COLLECTED MATERIAL:
________
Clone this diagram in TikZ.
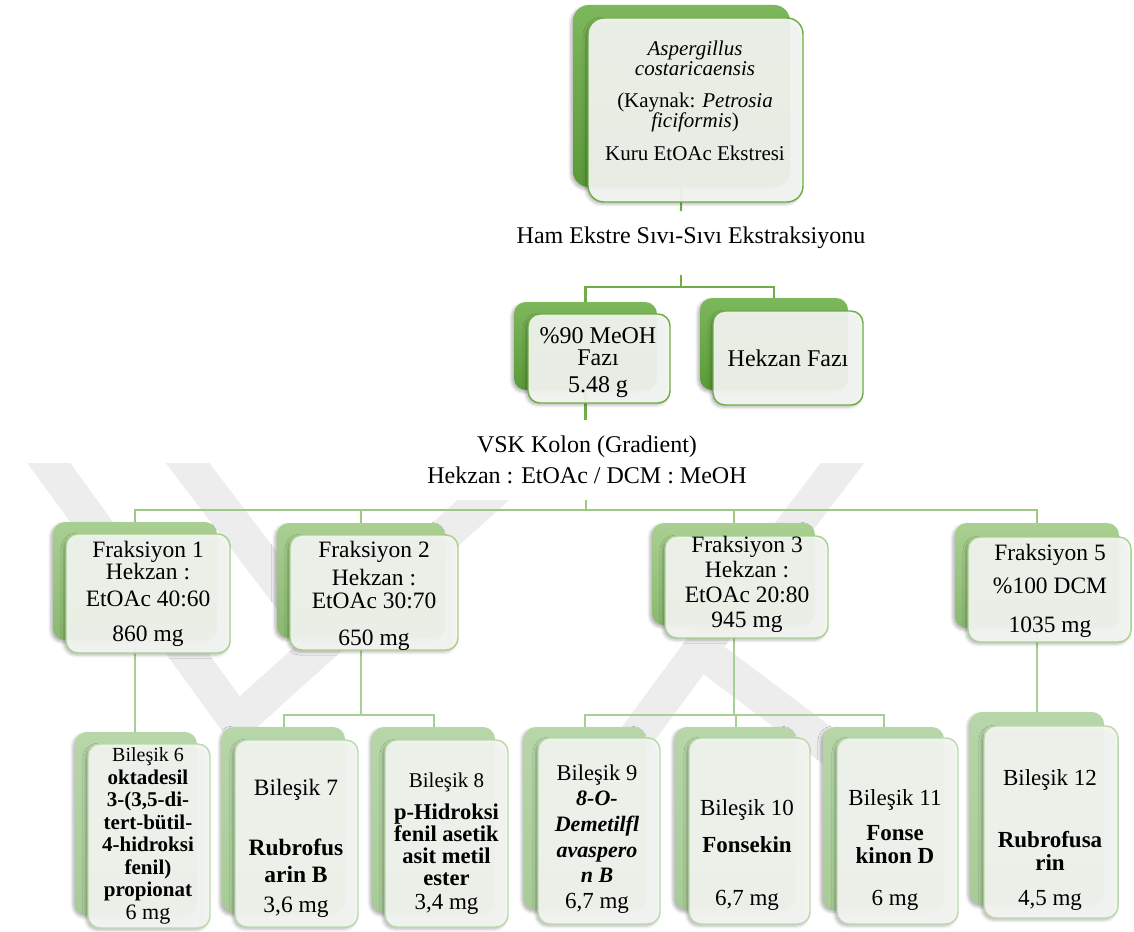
\documentclass[tikz,border=0pt]{standalone}
\usepackage{fontspec}
\setmainfont{Liberation Serif}
\usetikzlibrary{fit,shadows.blur}

\definecolor{gA}{HTML}{70AD47}
\definecolor{gAtop}{HTML}{7DB75C}
\definecolor{gAbot}{HTML}{5A9A38}
\definecolor{gB}{HTML}{A9D18E}
\definecolor{gBtop}{HTML}{A9CF92}
\definecolor{gBbot}{HTML}{8AB96E}
\definecolor{gBline}{HTML}{9DC983}
\definecolor{gC}{HTML}{BAD9AC}
\definecolor{gCtop}{HTML}{B7D6A9}
\definecolor{gCbot}{HTML}{A7CB96}
\definecolor{gCline}{HTML}{A9CF96}
\definecolor{panel}{HTML}{F4F7F2}
\definecolor{wmgray}{HTML}{EDEDED}

\newcommand\fsz[2]{\fontsize{#1}{#2}\selectfont}

\pgfdeclarelayer{wmlayer}
\pgfdeclarelayer{connlayer}
\pgfsetlayers{wmlayer,connlayer,main}

\tikzset{
  x=0.75pt, y=-0.75pt,
  sh/.style={blur shadow={shadow xshift=-1.6pt, shadow yshift=-1.6pt,
      shadow blur radius=2.2pt, shadow opacity=30}},
  card/.style={rectangle, inner sep=0pt, rounded corners=9pt},
  backA/.style={card, rounded corners=12pt, top color=gAtop, bottom color=gAbot, sh},
  frontA/.style={card, rounded corners=12pt, draw=gA, line width=1.1pt, fill=panel, fill opacity=.93, sh},
  backB/.style={card, top color=gBtop, bottom color=gBbot, sh},
  frontB/.style={card, draw=gB, line width=1.1pt, fill=panel, fill opacity=.93, sh},
  backC/.style={card, top color=gCtop, bottom color=gCbot, sh},
  frontC/.style={card, draw=gC, line width=1.1pt, fill=panel, fill opacity=.93, sh},
  connA/.style={draw=gA, line width=1.6pt},
  connB/.style={draw=gBline, line width=1.5pt},
  connC/.style={draw=gCline, line width=1.5pt},
  lbl/.style={align=center, inner sep=0pt, text=black},
  wmband/.style={draw=wmgray, line width=26pt, line join=miter},
}

\begin{document}
\begin{tikzpicture}
\useasboundingbox (0,0) rectangle (1134,931);

% ---------- level 0 ----------
\node (b0) [backA, fit={(573,5) (790,187)}] {};
\node (f0) [frontA, fit={(588,18) (803,202)}] {};
\node (t0) [lbl, font=\fsz{15.75}{15}] at (695,100.5)
  {\textit{Aspergillus}\\ \textit{costaricaensis}\\[9pt]
   (Kaynak: \textit{Petrosia}\\ \textit{ficiformis})\\[9.75pt]
   Kuru EtOAc Ekstresi};

\node (ham) [lbl, font=\fsz{18}{21}] at (691,238) {Ham Ekstre Sıvı-Sıvı Ekstraksiyonu};
\coordinate (c0a) at (681,211);
\coordinate (c0b) at (681,275);
\coordinate (j0) at (681,287);

\node (bM) [backA, rounded corners=9pt, fit={(514,302) (657,390)}] {};
\node (fM) [frontA, rounded corners=9pt, fit={(528,314) (670,403)}] {};
\node (tM) [lbl, font=\fsz{18}{16.5}] at (598,362.5) {\%90 MeOH\\ Fazı\\[3.75pt] 5.48 g};

\node (bH) [backA, rounded corners=9pt, fit={(700,298) (848,390)}] {};
\node (fH) [frontA, rounded corners=9pt, fit={(713,311) (863,405)}] {};
\node (tH) [lbl, font=\fsz{18}{21}] at (788,358) {Hekzan Fazı};

% ---------- column ----------
\node (vsk) [lbl, fill=white, minimum width=258.75pt, minimum height=60pt, font=\fsz{18}{23.25}]
  at (587,460) {VSK Kolon (Gradient)\\ Hekzan : EtOAc / DCM : MeOH};
\coordinate (j1) at (585.5,510);

% ---------- fractions ----------
\node (bF1) [backB, fit={(53,522) (217,640)}] {};
\node (fF1) [frontB, fit={(66,534) (230,653)}] {};
\node (tF1) [lbl, font=\fsz{17.6}{15}] at (148,594)
  {Fraksiyon 1\\ Hekzan :\\[5.25pt] EtOAc 40:60\\[11.25pt] 860 mg};

\node (bF2) [backB, fit={(277,523) (445,638)}] {};
\node (fF2) [frontB, fit={(290,535) (458,650)}] {};
\node (tF2) [lbl, font=\fsz{17.6}{17.25}] at (374,596)
  {Fraksiyon 2\\[3.75pt] Hekzan :\\ EtOAc 30:70\\[10.5pt] 650 mg};

\node (bF3) [backB, fit={(652,523) (815,625)}] {};
\node (fF3) [frontB, fit={(665,536) (828,638)}] {};
\node (tF3) [lbl, font=\fsz{17.6}{18.75}] at (747,584.5)
  {Fraksiyon 3\\ Hekzan :\\ EtOAc 20:80\\ 945 mg};

\node (bF5) [backB, fit={(955,523) (1119,628)}] {};
\node (fF5) [frontB, fit={(968,537) (1131,642)}] {};
\node (tF5) [lbl, font=\fsz{17.6}{24.75}] at (1050,591)
  {Fraksiyon 5\\ \%100 DCM\\[4.5pt] 1035 mg};

\coordinate (j2) at (361,715);
\coordinate (j3) at (733.5,715);

% ---------- compounds ----------
\node (bB6) [backC, fit={(75,732) (197,915)}] {};
\node (fB6) [frontC, fit={(88,744) (210,928)}] {};
\node (tB6) [lbl, font=\fsz{15.75}{16.9}\bfseries] at (148,836)
  {{\fsz{15}{16.9}\mdseries Bileşik 6}\\ oktadesil\\ 3-(3,5-di-\\ tert-bütil-\\
   4-hidroksi\\ fenil)\\ propionat\\ {\fsz{16.5}{16.9}\mdseries 6 mg}};

\node (bB7) [backC, fit={(222,727) (345,913)}] {};
\node (fB7) [frontC, fit={(235,740) (358,927)}] {};
\node (tB7) [lbl, font=\fsz{17.6}{20.25}] at (296,848.5)
  {Bileşik 7\\[24.75pt] \textbf{Rubrofus}\\ \textbf{arin B}\\[2.25pt] 3,6 mg};

\node (bB8) [backC, fit={(372,727) (495,913)}] {};
\node (fB8) [frontC, fit={(385,740) (508,927)}] {};
\node (tB8) [lbl, font=\fsz{16.9}{16.5}\bfseries] at (446.5,844)
  {{\fsz{15.75}{16.5}\mdseries Bileşik 8}\\[7.5pt] p-Hidroksi\\ fenil asetik\\ asit metil\\ ester\\[1.5pt]
   {\fsz{17.25}{16.5}\mdseries 3,4 mg}};

\node (bB9) [backC, fit={(524,727) (646,910)}] {};
\node (fB9) [frontC, fit={(538,738) (660,924)}] {};
\node (tB9) [lbl, font=\fsz{16.5}{19.2}\bfseries\itshape] at (597,839)
  {{\fsz{16.9}{19.2}\mdseries\upshape Bileşik 9}\\ 8-O-\\ Demetilfl\\ avaspero\\ n B\\
   {\fsz{17.25}{19.2}\mdseries\upshape 6,7 mg}};

\node (bB10) [backC, fit={(675,727) (796,910)}] {};
\node (fB10) [frontC, fit={(689,738) (810,924)}] {};
\node (tB10) [lbl, font=\fsz{17.25}{27.75}] at (747,855)
  {Bileşik 10\\ \textbf{Fonsekin}\\[12pt] 6,7 mg};

\node (bB11) [backC, fit={(823,727) (944,910)}] {};
\node (fB11) [frontC, fit={(837,738) (958,924)}] {};
\node (tB11) [lbl, font=\fsz{17.25}{17.25}] at (895,850)
  {Bileşik 11\\[9pt] \textbf{Fonse}\\ \textbf{kinon D}\\[14.25pt] 6 mg};

\node (bB12) [backC, fit={(970,712) (1104,905)}] {};
\node (fB12) [frontC, fit={(984,726) (1118,918)}] {};
\node (tB12) [lbl, font=\fsz{17.25}{17.25}] at (1050,840)
  {Bileşik 12\\[29.25pt] \textbf{Rubrofusa}\\ \textbf{rin}\\[9pt] 4,5 mg};

% ---------- connectors ----------
\begin{pgfonlayer}{connlayer}
  \draw[connA] (b0.south) -- (c0a);
  \draw[connA] (c0b) -- (j0) -| (bM.north);
  \draw[connA] (j0) -| (bH.north);
  \draw[connA] (bM.south) -- (bM.south |- vsk.north);
  \draw[connB] (bM.south |- vsk.south) -- (j1);
  \draw[connB] (bF1.north) |- (j1) -| (bF5.north);
  \draw[connB] (j1 -| bF2.north) -- (bF2.north);
  \draw[connB] (j1 -| bF3.north) -- (bF3.north);
  \draw[connC] (bF1.south) -- (bF1.south |- bB6.north);
  \draw[connC] (bF2.south) -- (j2);
  \draw[connC] (bB7.north) |- (j2) -| (bB8.north);
  \draw[connC] (bF3.south) -- (j3);
  \draw[connC] (bB9.north) |- (j3) -| (bB11.north);
  \draw[connC] (j3 -| bB10.north) -- (bB10.north);
  \draw[connC] (bF5.south) -- (bF5.south |- bB12.north);
\end{pgfonlayer}

% ---------- background emblem ----------
\begin{pgfonlayer}{wmlayer}
  \begin{scope}
    \clip (0,463) rectangle (1134,880);
    \draw[wmband] (32,440) -- (237,722) -- (550,440);
    \draw[wmband] (170,440) -- (330,650);
    \draw[wmband] (860,440) -- (700,650) -- (560,840);
    \draw[wmband] (700,650) -- (900,800);
  \end{scope}
\end{pgfonlayer}
\end{tikzpicture}
\end{document}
________
Return the material line for line, from its beginning to the line that contains "(j0) at (681,287);", with the pictures left out.

FINISHED EXERCISE:
Clone this diagram in TikZ.
\documentclass[tikz,border=0pt]{standalone}
\usepackage{fontspec}
\setmainfont{Liberation Serif}
\usetikzlibrary{fit,shadows.blur}

\definecolor{gA}{HTML}{70AD47}
\definecolor{gAtop}{HTML}{7DB75C}
\definecolor{gAbot}{HTML}{5A9A38}
\definecolor{gB}{HTML}{A9D18E}
\definecolor{gBtop}{HTML}{A9CF92}
\definecolor{gBbot}{HTML}{8AB96E}
\definecolor{gBline}{HTML}{9DC983}
\definecolor{gC}{HTML}{BAD9AC}
\definecolor{gCtop}{HTML}{B7D6A9}
\definecolor{gCbot}{HTML}{A7CB96}
\definecolor{gCline}{HTML}{A9CF96}
\definecolor{panel}{HTML}{F4F7F2}
\definecolor{wmgray}{HTML}{EDEDED}

\newcommand\fsz[2]{\fontsize{#1}{#2}\selectfont}

\pgfdeclarelayer{wmlayer}
\pgfdeclarelayer{connlayer}
\pgfsetlayers{wmlayer,connlayer,main}

\tikzset{
  x=0.75pt, y=-0.75pt,
  sh/.style={blur shadow={shadow xshift=-1.6pt, shadow yshift=-1.6pt,
      shadow blur radius=2.2pt, shadow opacity=30}},
  card/.style={rectangle, inner sep=0pt, rounded corners=9pt},
  backA/.style={card, rounded corners=12pt, top color=gAtop, bottom color=gAbot, sh},
  frontA/.style={card, rounded corners=12pt, draw=gA, line width=1.1pt, fill=panel, fill opacity=.93, sh},
  backB/.style={card, top color=gBtop, bottom color=gBbot, sh},
  frontB/.style={card, draw=gB, line width=1.1pt, fill=panel, fill opacity=.93, sh},
  backC/.style={card, top color=gCtop, bottom color=gCbot, sh},
  frontC/.style={card, draw=gC, line width=1.1pt, fill=panel, fill opacity=.93, sh},
  connA/.style={draw=gA, line width=1.6pt},
  connB/.style={draw=gBline, line width=1.5pt},
  connC/.style={draw=gCline, line width=1.5pt},
  lbl/.style={align=center, inner sep=0pt, text=black},
  wmband/.style={draw=wmgray, line width=26pt, line join=miter},
}

\begin{document}
\begin{tikzpicture}
\useasboundingbox (0,0) rectangle (1134,931);

% ---------- level 0 ----------
\node (b0) [backA, fit={(573,5) (790,187)}] {};
\node (f0) [frontA, fit={(588,18) (803,202)}] {};
\node (t0) [lbl, font=\fsz{15.75}{15}] at (695,100.5)
  {\textit{Aspergillus}\\ \textit{costaricaensis}\\[9pt]
   (Kaynak: \textit{Petrosia}\\ \textit{ficiformis})\\[9.75pt]
   Kuru EtOAc Ekstresi};

\node (ham) [lbl, font=\fsz{18}{21}] at (691,238) {Ham Ekstre Sıvı-Sıvı Ekstraksiyonu};
\coordinate (c0a) at (681,211);
\coordinate (c0b) at (681,275);
\coordinate (j0) at (681,287);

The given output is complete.